In the other corner we have ferocious but gorgeous Erica Baldwin; chief of the Office of Corporate Responsibility, who knows that gaining Krauss's scalp would put her underfunded outfit on the map.
In an interesting dramatic device, we only learn halfway through the book that this is in fact fictional and I must admit to disappointment as I was cheering for Baldwin.
Roberts uses a putative TV show starring Michael Douglas as Krauss and Nicole Kidman as Baldwin to illustrate two of his pet points: that popular entertainment gives capitalism a bad press and that denying one's true principles is self-defeating.
What we get in the main story is the slaying of the great leftwing dragons by the doughty St George of classical liberal economics.

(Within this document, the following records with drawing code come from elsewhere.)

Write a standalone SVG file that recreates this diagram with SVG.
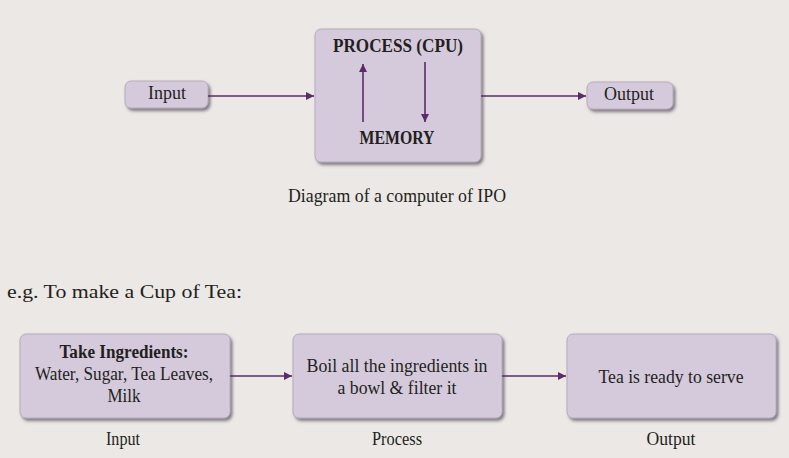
<svg xmlns="http://www.w3.org/2000/svg" width="789" height="458" viewBox="0 0 789 458">
  <defs>
    <filter id="sh" x="-10%" y="-20%" width="130%" height="150%">
      <feDropShadow dx="2" dy="2.5" stdDeviation="1.6" flood-color="#6e6672" flood-opacity="0.85"/>
    </filter>
    <marker id="ah" viewBox="0 0 10 10" refX="10" refY="5" markerWidth="11" markerHeight="8" markerUnits="userSpaceOnUse" orient="auto">
      <path d="M0,0 L10,5 L0,10 z" fill="#5a2a6a"/>
    </marker>
    <style>
      .box { fill: #d5cadb; stroke: #b6abbb; stroke-width: 1; filter: url(#sh); }
      .conn { stroke: #5a2a6a; stroke-width: 1.6; fill: none; marker-end: url(#ah); }
      text { font-family: "Liberation Serif", "DejaVu Serif", serif; fill: #231f20; text-anchor: middle; font-size: 18px; }
      .b { font-weight: bold; }
    </style>
  </defs>
  <rect width="789" height="458" fill="#ebe8e5"/>

  <g id="input">
    <rect class="box" x="125" y="81" width="83" height="27" rx="6"/>
    <text x="167" y="99" textLength="38" lengthAdjust="spacingAndGlyphs">Input</text>
  </g>
  <g id="process">
    <rect class="box" x="315" y="29" width="166" height="133" rx="6"/>
    <text class="b" x="398" y="52" font-size="16.5" textLength="130" lengthAdjust="spacingAndGlyphs">PROCESS (CPU)</text>
    <text class="b" x="397" y="144" font-size="16.5" textLength="75" lengthAdjust="spacingAndGlyphs">MEMORY</text>
  </g>
  <g id="output">
    <rect class="box" x="587" y="82" width="86" height="27" rx="6"/>
    <text x="629" y="100" textLength="50" lengthAdjust="spacingAndGlyphs">Output</text>
  </g>

  <text id="caption" x="397" y="202" font-size="17.5" textLength="218" lengthAdjust="spacingAndGlyphs">Diagram of a computer of IPO</text>
  <text id="heading" x="7" y="298" font-size="22.5" style="text-anchor:start" textLength="235" lengthAdjust="spacingAndGlyphs">e.g. To make a Cup of Tea:</text>

  <g id="tea-input">
    <rect class="box" x="20" y="334" width="210" height="84" rx="6"/>
    <text class="b" x="124" y="358" textLength="129" lengthAdjust="spacingAndGlyphs">Take Ingredients:</text>
    <text x="124" y="380" textLength="178" lengthAdjust="spacingAndGlyphs">Water, Sugar, Tea Leaves,</text>
    <text x="124" y="402" textLength="33" lengthAdjust="spacingAndGlyphs">Milk</text>
    <text x="123" y="445" textLength="34" lengthAdjust="spacingAndGlyphs">Input</text>
  </g>
  <g id="tea-process">
    <rect class="box" x="293" y="334" width="209" height="84" rx="6"/>
    <text x="397" y="372" textLength="181" lengthAdjust="spacingAndGlyphs">Boil all the ingredients in</text>
    <text x="397" y="394" textLength="119" lengthAdjust="spacingAndGlyphs">a bowl &amp; filter it</text>
    <text x="397" y="445" textLength="50" lengthAdjust="spacingAndGlyphs">Process</text>
  </g>
  <g id="tea-output">
    <rect class="box" x="567" y="334" width="209" height="84" rx="6"/>
    <text x="671" y="383" textLength="145" lengthAdjust="spacingAndGlyphs">Tea is ready to serve</text>
    <text x="671" y="445" textLength="49" lengthAdjust="spacingAndGlyphs">Output</text>
  </g>

  <g id="connectors">
    <line class="conn" x1="208" y1="96" x2="314" y2="96"/>
    <line class="conn" x1="481" y1="96" x2="586" y2="96"/>
    <line class="conn" x1="363" y1="122" x2="363" y2="64"/>
    <line class="conn" x1="425" y1="62" x2="425" y2="122"/>
    <line class="conn" x1="230" y1="376" x2="292" y2="376"/>
    <line class="conn" x1="502" y1="376" x2="566" y2="376"/>
  </g>
</svg>
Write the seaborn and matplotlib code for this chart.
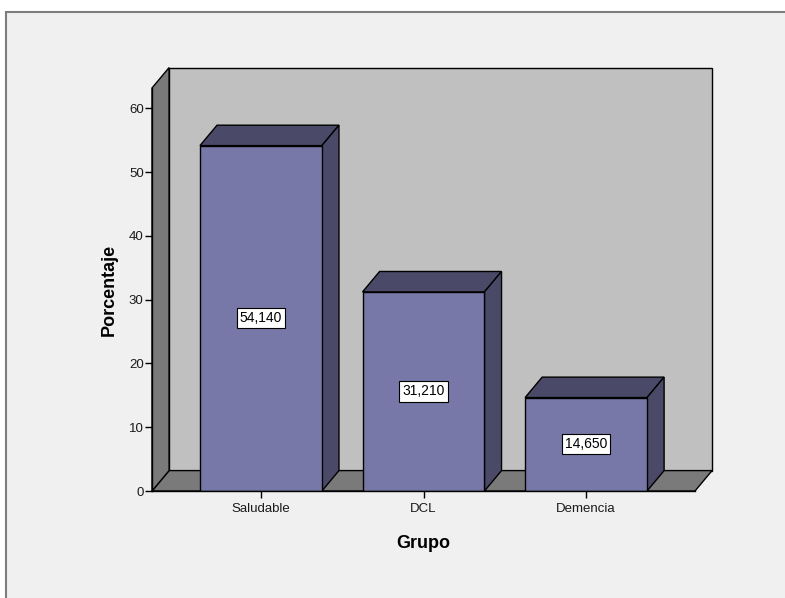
import matplotlib
matplotlib.use("Agg")
import matplotlib.pyplot as plt
from matplotlib.patches import Polygon, Rectangle
import seaborn as sns
import pandas as pd

grupos = ["Saludable", "DCL", "Demencia"]
porcentajes = [54.14, 31.21, 14.65]
etiquetas = ["54,140", "31,210", "14,650"]
yticks = [0, 10, 20, 30, 40, 50, 60]

sns.set_style("white")
plt.rcParams["font.family"] = ["Liberation Sans", "DejaVu Sans"]

FRONT = "#7878a8"
DARK = "#4a4a68"
WALL = "#c0c0c0"
FLOOR = "#7a7a7a"
BG = "#f0f0f0"

fig = plt.figure(figsize=(7.85, 5.98), dpi=100, facecolor="white")
# chart panel
fig.add_artist(Rectangle((6 / 785, -0.05), 1.0, (598 - 12) / 598 + 0.05,
                         transform=fig.transFigure, facecolor=BG,
                         edgecolor="#7d7d7d", linewidth=1.5, zorder=0))

ax = fig.add_axes([152 / 785, 107 / 598, (695 - 152) / 785, (491 - 88) / 598])
ax.set_facecolor("none")

df = pd.DataFrame({"Grupo": grupos, "Porcentaje": porcentajes})
width = 0.75
sns.barplot(data=df, x="Grupo", y="Porcentaje", color=FRONT, saturation=1,
            width=width, edgecolor="black", linewidth=1, ax=ax, zorder=5)

x0, x1 = -0.67, 2.67
ytop = 63.17
dx, dy = 0.105, 3.2
ax.set_xlim(x0, x1)
ax.set_ylim(0, ytop)

kw = dict(edgecolor="black", linewidth=1, clip_on=False, joinstyle="miter")
# back wall, floor, left wall
ax.add_patch(Polygon([(x0 + dx, dy), (x1 + dx, dy), (x1 + dx, ytop + dy),
                      (x0 + dx, ytop + dy)], facecolor=WALL, zorder=1, **kw))
ax.add_patch(Polygon([(x0, 0), (x1, 0), (x1 + dx, dy), (x0 + dx, dy)],
                     facecolor=FLOOR, zorder=2, **kw))
ax.add_patch(Polygon([(x0, 0), (x0 + dx, dy), (x0 + dx, ytop + dy), (x0, ytop)],
                     facecolor=FLOOR, zorder=2, **kw))

# top and side faces of each bar, plus value labels
for i, (v, lab) in enumerate(zip(porcentajes, etiquetas)):
    l, r = i - width / 2, i + width / 2
    ax.add_patch(Polygon([(l, v), (r, v), (r + dx, v + dy), (l + dx, v + dy)],
                         facecolor=DARK, zorder=4, **kw))
    ax.add_patch(Polygon([(r, 0), (r + dx, dy), (r + dx, v + dy), (r, v)],
                         facecolor=DARK, zorder=4, **kw))
    ax.text(i, v / 2, lab, ha="center", va="center", fontsize=10, zorder=7,
            color="black",
            bbox=dict(boxstyle="square,pad=0.22", facecolor="white",
                      edgecolor="black", linewidth=0.8))

for s in ["top", "right"]:
    ax.spines[s].set_visible(False)
for s in ["left", "bottom"]:
    ax.spines[s].set_color("black")
    ax.spines[s].set_linewidth(1)
    ax.spines[s].set_zorder(6)

ax.set_yticks(yticks)
ax.tick_params(axis="both", left=True, bottom=True, direction="out", length=5,
               width=1, color="black", labelsize=9.5, labelcolor="#1a1a1a", pad=1)
ax.tick_params(axis="x", pad=4)
ax.set_ylabel("Porcentaje", fontsize=13, fontweight="bold", labelpad=8,
              color="black")
ax.set_xlabel("Grupo", fontsize=13, fontweight="bold", labelpad=14,
              color="black")

fig.savefig("out.png", dpi=100, facecolor="white")
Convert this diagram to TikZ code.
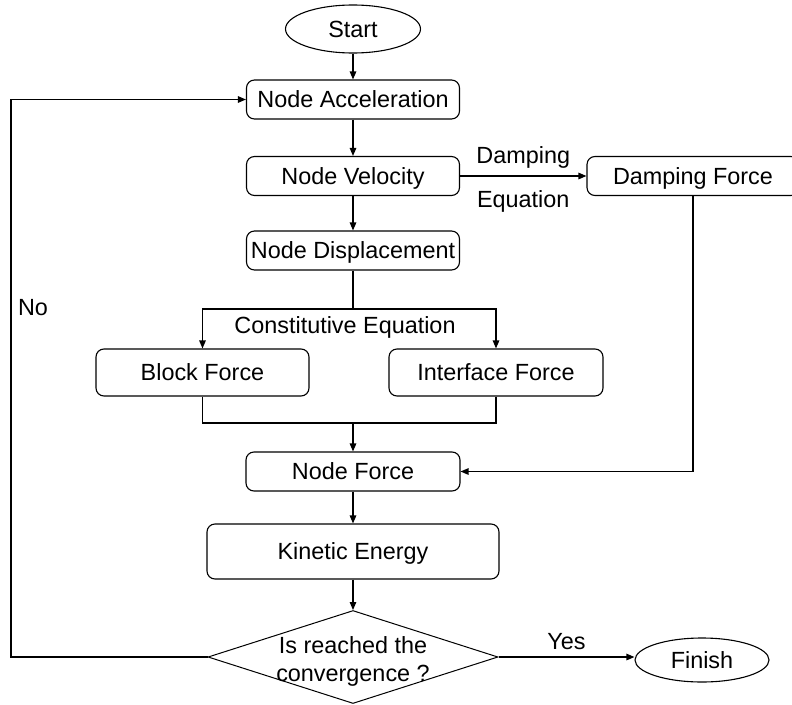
\documentclass[tikz,border=0pt]{standalone}
\usepackage{fontspec}
\setmainfont{Liberation Sans}
\usetikzlibrary{arrows.meta,shapes.geometric}
\begin{document}
\begin{tikzpicture}[x=1pt,y=-1pt,
  every node/.style={font=\fontsize{23.4}{28}\selectfont,
    text height=16.75pt, text depth=0pt, inner sep=0pt},
  proc/.style={draw, rounded corners=8pt, line width=1.1pt},
  term/.style={draw, ellipse, line width=1.1pt},
  decide/.style={draw, diamond, line width=1pt},
  flow/.style={line width=1.2pt, -{Triangle[length=8pt,width=6.5pt]}},
  link/.style={line width=1.2pt}]
\useasboundingbox (0,0) rectangle (792,704);

% terminals
\node[term, minimum width=135pt, minimum height=48pt] (start) at (353,29) {Start};
\node[term, minimum width=134pt, minimum height=44pt] (finish) at (702,660) {Finish};

% process boxes
\node[proc, minimum width=213pt, minimum height=39pt] (acc)   at (353,99.5)  {Node Acceleration};
\node[proc, minimum width=213pt, minimum height=39pt] (vel)   at (353,176)   {Node Velocity};
\node[proc, minimum width=212pt, minimum height=39pt] (damp)  at (693,176)   {Damping Force};
\node[proc, minimum width=213pt, minimum height=39pt] (disp)  at (353,250.5) {Node Displacement};
\node[proc, minimum width=213pt, minimum height=47pt] (block) at (202.5,372.5) {Block Force};
\node[proc, minimum width=214pt, minimum height=47pt] (iface) at (496,372.5) {Interface Force};
\node[proc, minimum width=214pt, minimum height=39pt] (force) at (353,471.5) {Node Force};
\node[proc, minimum width=292pt, minimum height=55pt] (kin)   at (353,551.5) {Kinetic Energy};

% decision
\node[decide, minimum width=290pt, minimum height=93pt] (dia) at (353,657) {};
\node[align=center, text height={}, text depth={}] (question) at (353,661)
  {Is reached the\\convergence ?};

% free labels
\node (ceq) at (345,325) {Constitutive Equation};
\node (no)  at (33,307)  {No};

% helper points
\coordinate (split) at (353,309);
\coordinate (join)  at (353,423);
\coordinate (loop)  at (11,657);

% main column
\draw[flow] (start) -- (acc);
\draw[flow] (acc) -- (vel);
\draw[flow] (vel) -- (disp);
\draw[flow] (vel) -- node[above=12.3pt] (dlbl) {Damping}
                     node[below=14pt] (elbl) {Equation} (damp);

% constitutive split
\draw[link] (disp.south) -- (split);
\draw[flow] (split) -| (block.north);
\draw[flow] (split) -| (iface.north);

% force assembly
\draw[link] (block.south) |- (join);
\draw[link] (iface.south) |- (join);
\draw[flow] (join) -- (force.north);
\draw[flow] (damp.south) |- (force.east);

\draw[flow] (force) -- (kin);
\draw[flow] (kin) -- (dia);

% convergence check
\draw[flow] (dia.east) -- node[above=6.5pt] (yes) {Yes} (dia.east -| finish.west);
\draw[flow] (dia.west) -- (loop) |- (acc.west);
\end{tikzpicture}
\end{document}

Social welfare, environmental protection, government regulation of the market, why teachers are paid less than sport stars and trade unionism are all trounced as Gordon woos Silver.
He gets all the best lines, able to call on the compelling arguments of Smith, Friedman and Von Hayek, while all that Silver has in response is a few lines from the likes of Tennyson and her good intentions. Indeed the title of the book comes from Gordon's belief that "Capitalism involves struggle, but it has an invisible heart beating at its core that transforms peoples lives, if you give it a chance", which in itself is a take on Adam Smith's famous "invisible hand" line.
What one is crying out for is for Silver to put away her poets and take a crash course in Marx, Marcuse or the Great Depression in order to argue with Gordon. As far as the romance element goes, Gordon and Silver's courtship is modelled on those Rock Hudson/Doris Day movies but not as raunchy. Roberts wears his, ahem, heart on his sleeve and his bite-sized chunks of economics are easily digestible. He thoughtfully provides sources and further reading at the back and his writing style is likeable.
All we need to balance the equation if for somebody to write Sex And The Socialist or even How I Stopped Worrying And Learned To Love Dialectical Materialism.